A data holder promises to a person whose data he or she wishes to process that they will not be adversely affected, or not at all affected, by the processing of his or her data while performing an analysis. This is regardless of which other data is available from studies, data sets or third-party sources of information.
Differential privacy can, at best, make data generally available with maximum data protection, without having to carry out complex anonymization or masking operations on the data beforehand.
Differential privacy is about learning general statements about the totality of a data set, but nothing about individual data points (individuals). The following example will illustrate the challenge of data protection in statistical analysis and the solution that differential privacy offers:
A and B both work as analysts at a consulting firm. They both have access to a secure database that contains personal data. Among other things, this database stores values about the income of the persons included. A and B now independently publish analyses of salary developments in certain regions at a time interval of several weeks.
Some of these regions are included in both analyses. The data on salaries is presented within the analyses as averages for all salaries of persons in the respective regions. The analyses also contain summed values about the size of the populations per region.
An external observer C now has access to both analyses, either by chance or by intention. He notes that in some regions the amounts, i.e. the number of people in these regions, differ only slightly.
He conducts further research and learns that there was some movement of people to and from these regions during the period between the two analyses of A and B. Through further research, he can identify for some of these regions the persons included in one analysis, but not the other. By comparing the salaries, he can determine the salary of individual persons. He can therefore obtain information about sensitive data that is worthy of protection, even though the analyses – considered separately – do not appear to reveal this information.
Nothing is changed
Differential privacy now promises exactly this: That adding or removing individual data points does not change anything (or only very little) of the analysis result. In this example, this can be achieved by adding random noise to the average salary and population totals. This means that it is no longer possible to make an exact comparison of both analyses. And yet the analyses each retain their significance.

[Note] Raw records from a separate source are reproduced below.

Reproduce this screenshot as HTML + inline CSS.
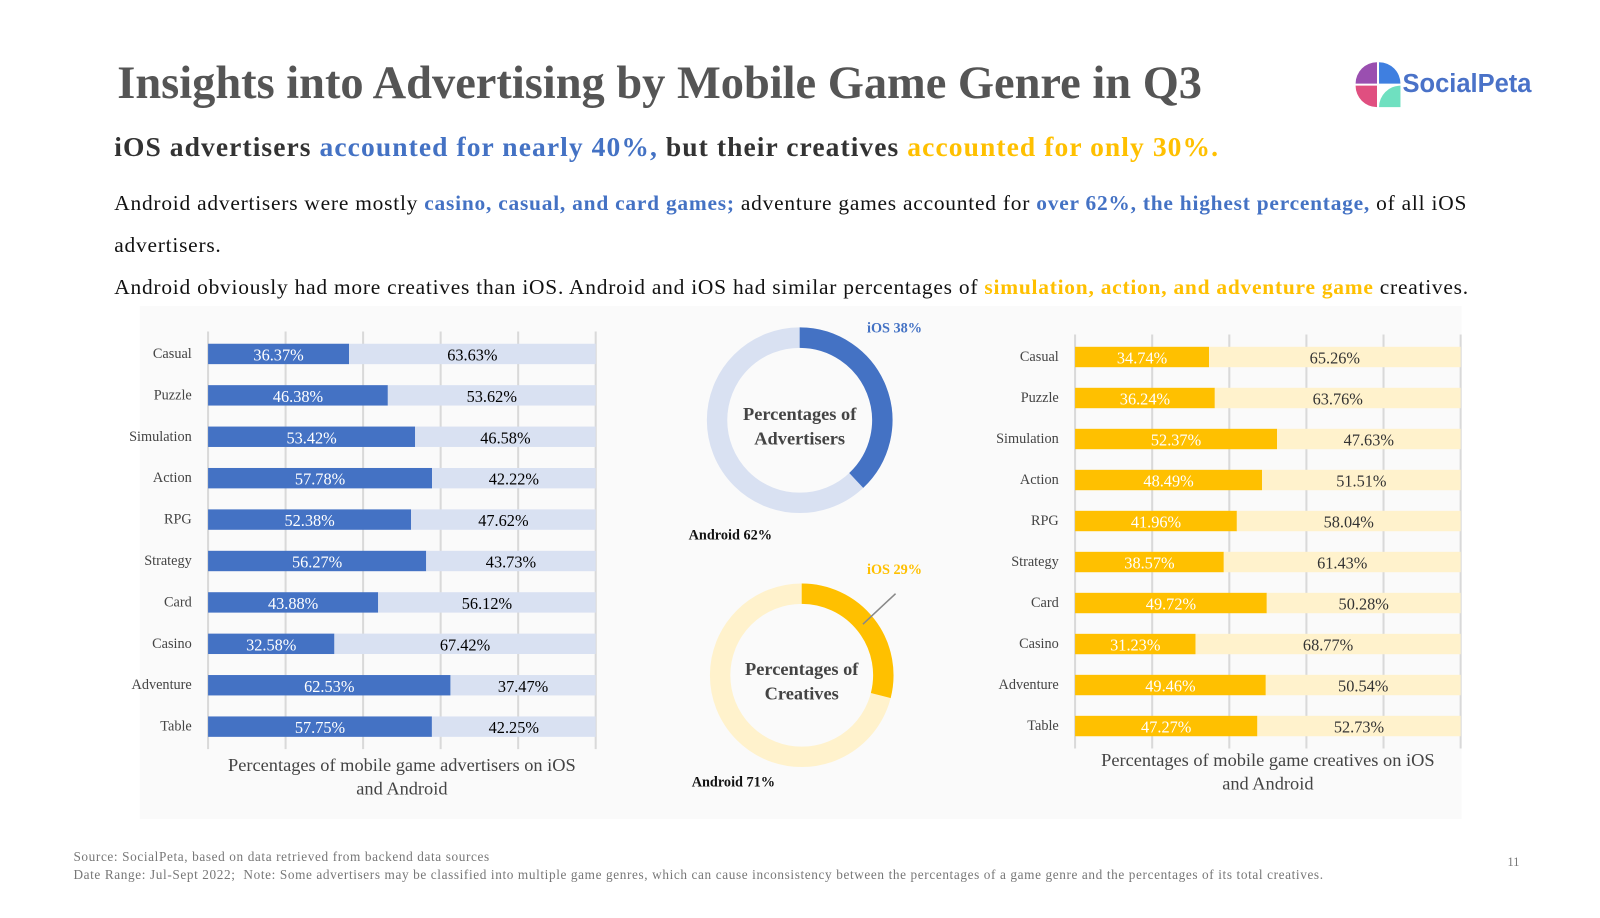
<!DOCTYPE html>
<html><head><meta charset="utf-8"><style>
body{margin:0;width:1600px;height:900px;background:#fff;font-family:"Liberation Serif",serif;overflow:hidden;position:relative}
#wrap{position:absolute;left:0;top:0;width:1600px;height:900px;transform:scale(1.02);transform-origin:0 0}
.abs{position:absolute}
.b{color:#4472c4}.y{color:#ffc000}
</style></head><body><div id="wrap">
<div class="abs" style="left:137px;top:300px;width:1296px;height:503px;background:#fafafa"></div>
<div class="abs" style="left:115px;top:54px;font-size:45.5px;font-weight:bold;color:#555">Insights into Advertising by Mobile Game Genre in Q3</div>
<div class="abs" style="left:1328px;top:60px;width:180px;height:46px">
<svg width="46" height="46" viewBox="0 0 46 46"><path d="M22 22V1A21 21 0 0 0 1 22Z" fill="#9a4fb0"/><path d="M24 22V1A21 21 0 0 1 45 22Z" fill="#3f7fe0"/><path d="M22 24H1A21 21 0 0 0 22 45Z" fill="#e04f80"/><path d="M24 24H45V45H24A21 21 0 0 1 45 24Z" fill="#6fe0c0"/></svg>
<span style="position:absolute;left:47px;top:8px;font-family:'Liberation Sans Narrow','Liberation Sans',sans-serif;font-weight:bold;font-size:25px;color:#4a72c8">SocialPeta</span></div>
<div class="abs" style="left:112px;top:129px;font-size:27px;letter-spacing:1.05px;font-weight:bold;color:#333">iOS advertisers <span class="b">accounted for nearly 40%,</span> but their creatives <span class="y">accounted for only 30%.</span></div>
<div class="abs" style="left:112px;top:179px;width:1360px;font-size:21px;letter-spacing:0.75px;line-height:41px;color:#111">Android advertisers were mostly <b class="b">casino, casual, and card games;</b> adventure games accounted for <b class="b">over 62%, the highest percentage,</b> of all iOS advertisers.<br>Android obviously had more creatives than iOS. Android and iOS had similar percentages of <b class="y">simulation, action, and adventure game</b> creatives.</div>
<svg class="abs" style="left:0;top:0" width="1600" height="900" id="svg"></svg>
<div class="abs" style="left:72px;top:831px;font-size:13px;letter-spacing:0.6px;color:#777;line-height:18px;white-space:nowrap">Source: SocialPeta, based on data retrieved from backend data sources<br>Date Range: Jul-Sept 2022;&nbsp; Note: Some advertisers may be classified into multiple game genres, which can cause inconsistency between the percentages of a game genre and the percentages of its total creatives.</div>
<div class="abs" style="left:1478px;top:838px;font-size:12px;color:#777">11</div>
</div>
<script>
const genres=["Casual","Puzzle","Simulation","Action","RPG","Strategy","Card","Casino","Adventure","Table"];
const advIOS=[36.37,46.38,53.42,57.78,52.38,56.27,43.88,32.58,62.53,57.75];
const creIOS=[34.74,36.24,52.37,48.49,41.96,38.57,49.72,31.23,49.46,47.27];
const advDonutIOS=38, creDonutIOS=29;
const NS="http://www.w3.org/2000/svg";const svg=document.getElementById('svg');
function el(t,a,p){const e=document.createElementNS(NS,t);for(const k in a)e.setAttribute(k,a[k]);(p||svg).appendChild(e);return e;}
function txt(x,y,s,o){const e=el('text',Object.assign({x:x,y:y,'font-family':'Liberation Serif, serif','font-size':15,'text-anchor':'middle','dominant-baseline':'central'},o||{}));e.textContent=s;return e;}
function bars(name,vals,x0,x1,y0,step,dark,light,labDark,labLight,ly,title){
  const sx=v=>x0+(x1-x0)*v/100;
  for(let i=0;i<=5;i++){const l=el('line',{x1:sx(i*20),x2:sx(i*20),y1:y0-22,y2:y0+step*9+22,stroke:'#d9d9d9','stroke-width':2});}
  vals.forEach((v,i)=>{const cy=y0+i*step;
    const a=el('rect',{x:x0,y:cy-10,width:sx(v)-x0,height:20,fill:dark});
    const b=el('rect',{x:sx(v),y:cy-10,width:x1-sx(v),height:20,fill:light});
    txt(x0-16,cy,genres[i],{'text-anchor':'end',fill:'#444','font-size':14});
    txt((x0+sx(v))/2,cy+1,v.toFixed(2)+'%',{fill:labDark,'font-size':16});
    txt((sx(v)+x1)/2,cy+1,(100-v).toFixed(2)+'%',{fill:labLight,'font-size':16});
  });
  txt((x0+x1)/2,ly,title[0],{fill:'#444','font-size':18});txt((x0+x1)/2,ly+23,title[1],{fill:'#444','font-size':18});
}
bars('advertisers',advIOS,204,584,347,40.6,'#4472c4','#d9e1f2','#fff','#000',750,['Percentages of mobile game advertisers on iOS','and Android']);
bars('creatives',creIOS,1054,1432,350,40.2,'#ffc000','#fff2cc','#fff','#333',745,['Percentages of mobile game creatives on iOS','and Android']);
function donut(name,cx,cy,r,w,v,dark,light,l1,l2,iosLab,andLab){
  const c=el('circle',{cx:cx,cy:cy,r:r,fill:'none',stroke:light,'stroke-width':w});
  const a=v/100*2*Math.PI,x=cx+r*Math.sin(a),y=cy-r*Math.cos(a);
  const p=el('path',{d:`M${cx} ${cy-r}A${r} ${r} 0 ${v>50?1:0} 1 ${x} ${y}`,fill:'none',stroke:dark,'stroke-width':w});
  txt(cx,cy-6,l1,{fill:'#444','font-size':18,'font-weight':'bold'});txt(cx,cy+18,l2,{fill:'#444','font-size':18,'font-weight':'bold'});
  txt(iosLab[0],iosLab[1],'iOS '+v+'%',{fill:dark,'font-size':14,'font-weight':'bold'});
  txt(andLab[0],andLab[1],'Android '+(100-v)+'%',{fill:'#111','font-size':14,'font-weight':'bold'});
}
donut('advertisers-donut',784,412,81,20,advDonutIOS,'#4472c4','#d9e1f2','Percentages of','Advertisers',[877,322],[716,525]);
donut('creatives-donut',786,662,80,20,creDonutIOS,'#ffc000','#fff2cc','Percentages of','Creatives',[877,559],[719,767]);
el('line',{x1:846,x2:878,y1:612,y2:582,stroke:'#888','stroke-width':1.5});
</script>
</body></html>
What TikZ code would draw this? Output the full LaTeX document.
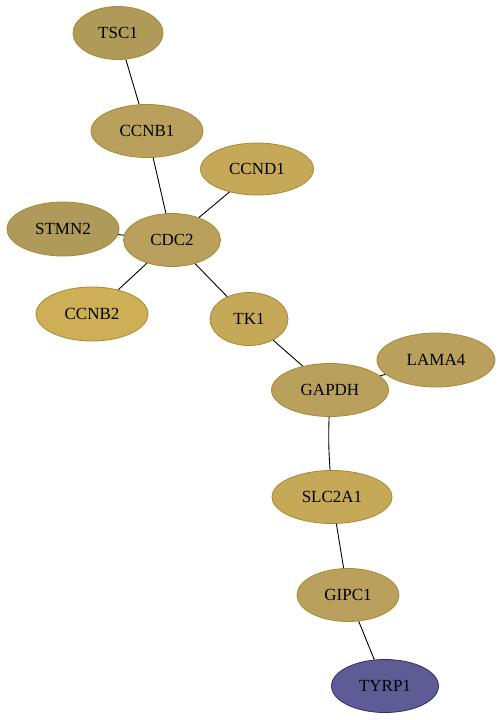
\documentclass[tikz,border=0pt]{standalone}
\usepackage{fontspec}
\setmainfont{Liberation Serif}
\usetikzlibrary{shapes.geometric}
\definecolor{goldA}{RGB}{176,154,90}
\definecolor{goldB}{RGB}{185,160,92}
\definecolor{goldC}{RGB}{197,168,88}
\definecolor{goldD}{RGB}{205,175,85}
\definecolor{goldLine}{RGB}{168,138,50}
\definecolor{tyrpFill}{RGB}{94,92,148}
\definecolor{tyrpLine}{RGB}{45,45,115}
\tikzset{
  gene/.style={ellipse, draw=goldLine, line width=0.8pt, inner sep=0pt, font=\fontsize{17}{20}\selectfont},
  link/.style={draw=black, line width=0.9pt}
}
\begin{document}
\begin{tikzpicture}[x=1pt,y=-1pt]
\useasboundingbox (0,0) rectangle (501,720);
\node[gene, fill=goldA, minimum width=90pt, minimum height=53pt] (TSC1) at (118,33) {TSC1};
\node[gene, fill=goldB, minimum width=112pt, minimum height=53pt] (CCNB1) at (147,131) {CCNB1};
\node[gene, fill=goldC, minimum width=113pt, minimum height=52pt] (CCND1) at (257,169) {CCND1};
\node[gene, fill=goldA, minimum width=112pt, minimum height=54pt] (STMN2) at (63,229) {STMN2};
\node[gene, fill=goldB, minimum width=97pt, minimum height=53pt] (CDC2) at (172,240) {CDC2};
\node[gene, fill=goldD, minimum width=112pt, minimum height=54pt] (CCNB2) at (92,314) {CCNB2};
\node[gene, fill=goldC, minimum width=78pt, minimum height=53pt] (TK1) at (249,319) {TK1};
\node[gene, fill=goldB, minimum width=118pt, minimum height=54pt] (LAMA4) at (436,360) {LAMA4};
\node[gene, fill=goldB, minimum width=117pt, minimum height=53pt] (GAPDH) at (330,390) {GAPDH};
\node[gene, fill=goldC, minimum width=120pt, minimum height=53pt] (SLC2A1) at (332,497) {SLC2A1};
\node[gene, fill=goldB, minimum width=102pt, minimum height=53pt] (GIPC1) at (348,595) {GIPC1};
\node[gene, fill=tyrpFill, draw=tyrpLine, minimum width=107pt, minimum height=53pt] (TYRP1) at (385,686) {TYRP1};
\begin{scope}[on background layer/.style={}]
\end{scope}
\draw[link] (TSC1) -- (CCNB1);
\draw[link] (CCNB1) -- (CDC2);
\draw[link] (CCND1) -- (CDC2);
\draw[link] (STMN2) -- (CDC2);
\draw[link] (CDC2) -- (CCNB2);
\draw[link] (CDC2) -- (TK1);
\draw[link] (TK1) -- (GAPDH);
\draw[link] (LAMA4) -- (GAPDH);
\draw[link] (GAPDH) to[bend right=3] (SLC2A1);
\draw[link] (SLC2A1) -- (GIPC1);
\draw[link] (GIPC1) -- (TYRP1);
\end{tikzpicture}
\end{document}
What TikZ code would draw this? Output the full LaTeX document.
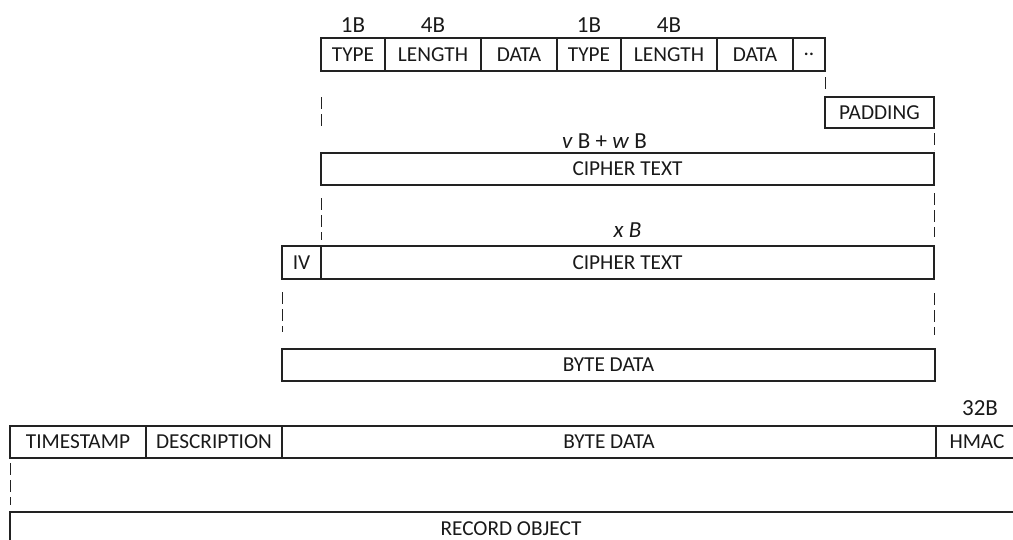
\documentclass[tikz,border=0pt]{standalone}
\usepackage{fontspec}
\setmainfont{Carlito}
\usetikzlibrary{positioning,calc}
\definecolor{ln}{HTML}{222222}
\tikzset{
  cell/.style={draw=ln, line width=1.2pt, inner sep=0pt, outer sep=0pt, anchor=north west,
    font=\fontsize{21.3}{24}\selectfont, text=black!90},
  txt/.style={inner sep=0pt, font=\fontsize{21.3}{24}\selectfont, text=black!90},
  lab/.style={inner sep=0pt, font=\fontsize{23}{26}\selectfont, text=black!90},
  frame/.style={draw=ln, line width=1.2pt},
  guide/.style={draw=ln, line width=1pt, dash pattern=on 12pt off 5pt},
}
\begin{document}
\begin{tikzpicture}[x=1pt,y=-1pt]
\useasboundingbox (0,0) rectangle (1013,539);
\clip (0,0) rectangle (1013,539);
% top row
\node[cell, minimum width=64pt, minimum height=33pt] (type1) at (321,38) {TYPE};
\node[cell, minimum width=96pt, minimum height=33pt] (len1) at (385,38) {LENGTH};
\node[cell, minimum width=76pt, minimum height=33pt] (data1) at (481,38) {DATA};
\node[cell, minimum width=64pt, minimum height=33pt] (type2) at (557,38) {TYPE};
\node[cell, minimum width=96pt, minimum height=33pt] (len2) at (621,38) {LENGTH};
\node[cell, minimum width=76pt, minimum height=33pt] (data2) at (717,38) {DATA};
\node[cell, minimum width=32pt, minimum height=33pt] (dots) at (793,38) {..};
\node[lab, above=5pt of type1] (l1) {1B};
\node[lab, above=5pt of len1] (l2) {4B};
\node[lab, above=5pt of type2] (l3) {1B};
\node[lab, above=5pt of len2] (l4) {4B};
% padding
\node[cell, minimum width=109pt, minimum height=31pt] (pad) at (825,97) {PADDING};
% cipher 1
\node[cell, minimum width=613pt, minimum height=32pt] (ct1) at (321,153) {CIPHER TEXT};
\node[lab, above=4pt of ct1, xshift=-23pt] (l5) {\textit{v} B + \textit{w} B};
% iv + cipher 2
\node[cell, minimum width=39pt, minimum height=33pt] (iv) at (282,246) {IV};
\node[cell, minimum width=613pt, minimum height=33pt] (ct2) at (321,246) {CIPHER TEXT};
\node[lab, above=8pt of ct2] (l6) {\textit{x B}};
% byte data 1
\node[cell, minimum width=653pt, minimum height=32pt] (bd1) at (282,349) {BYTE DATA};
% record row
\node[cell, minimum width=136pt, minimum height=32pt] (ts) at (10,426) {TIMESTAMP};
\node[cell, minimum width=136pt, minimum height=32pt] (desc) at (146,426) {DESCRIPTION};
\node[cell, minimum width=654pt, minimum height=32pt] (bd2) at (282,426) {BYTE DATA};
\node[cell, minimum width=82pt, minimum height=32pt] (hmac) at (936,426) {HMAC};
\node[lab, above=10pt of hmac, xshift=3pt] (l7) {32B};
% record object (box runs past the lower edge)
\coordinate (recnw) at (10,512);
\draw[frame] (10,545) -- (recnw) -- (1020,512);
\node[txt] (rec) at (511,528.5) {RECORD OBJECT};
% guides
\draw[guide] ([yshift=-26pt]type1.south west) -- ([yshift=24pt]ct1.north west);
\draw[guide] ([yshift=-6pt]dots.south east) -- ([yshift=4pt]pad.north west);
\draw[guide] ([yshift=-5pt]pad.south east) -- ([yshift=3pt]ct1.north east);
\draw[guide] ([yshift=-13pt]ct1.south west) -- ([yshift=6pt]ct2.north west);
\draw[guide] ([yshift=-8pt]ct1.south east) -- ([yshift=9pt]ct2.north east);
\draw[guide] ([yshift=-13pt]iv.south west) -- ([yshift=17pt]bd1.north west);
\draw[guide] ([yshift=-14pt]ct2.south east) -- ([yshift=14pt,xshift=-1pt]bd1.north east);
\draw[guide] ([yshift=-5pt]ts.south west) -- ([yshift=7pt]recnw);
\end{tikzpicture}
\end{document}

Differential privacy therefore starts with the data query, not with the data itself. If multiple analyses of data from the same group are carried out, as long as each of the differential privacy analyses is sufficient, all published information, when taken together, remains “differentially private”. As long as the responses to data queries comply with the differential privacy promise, for example by adding noise to the aggregated results as described above, all responses are safe, even if combined.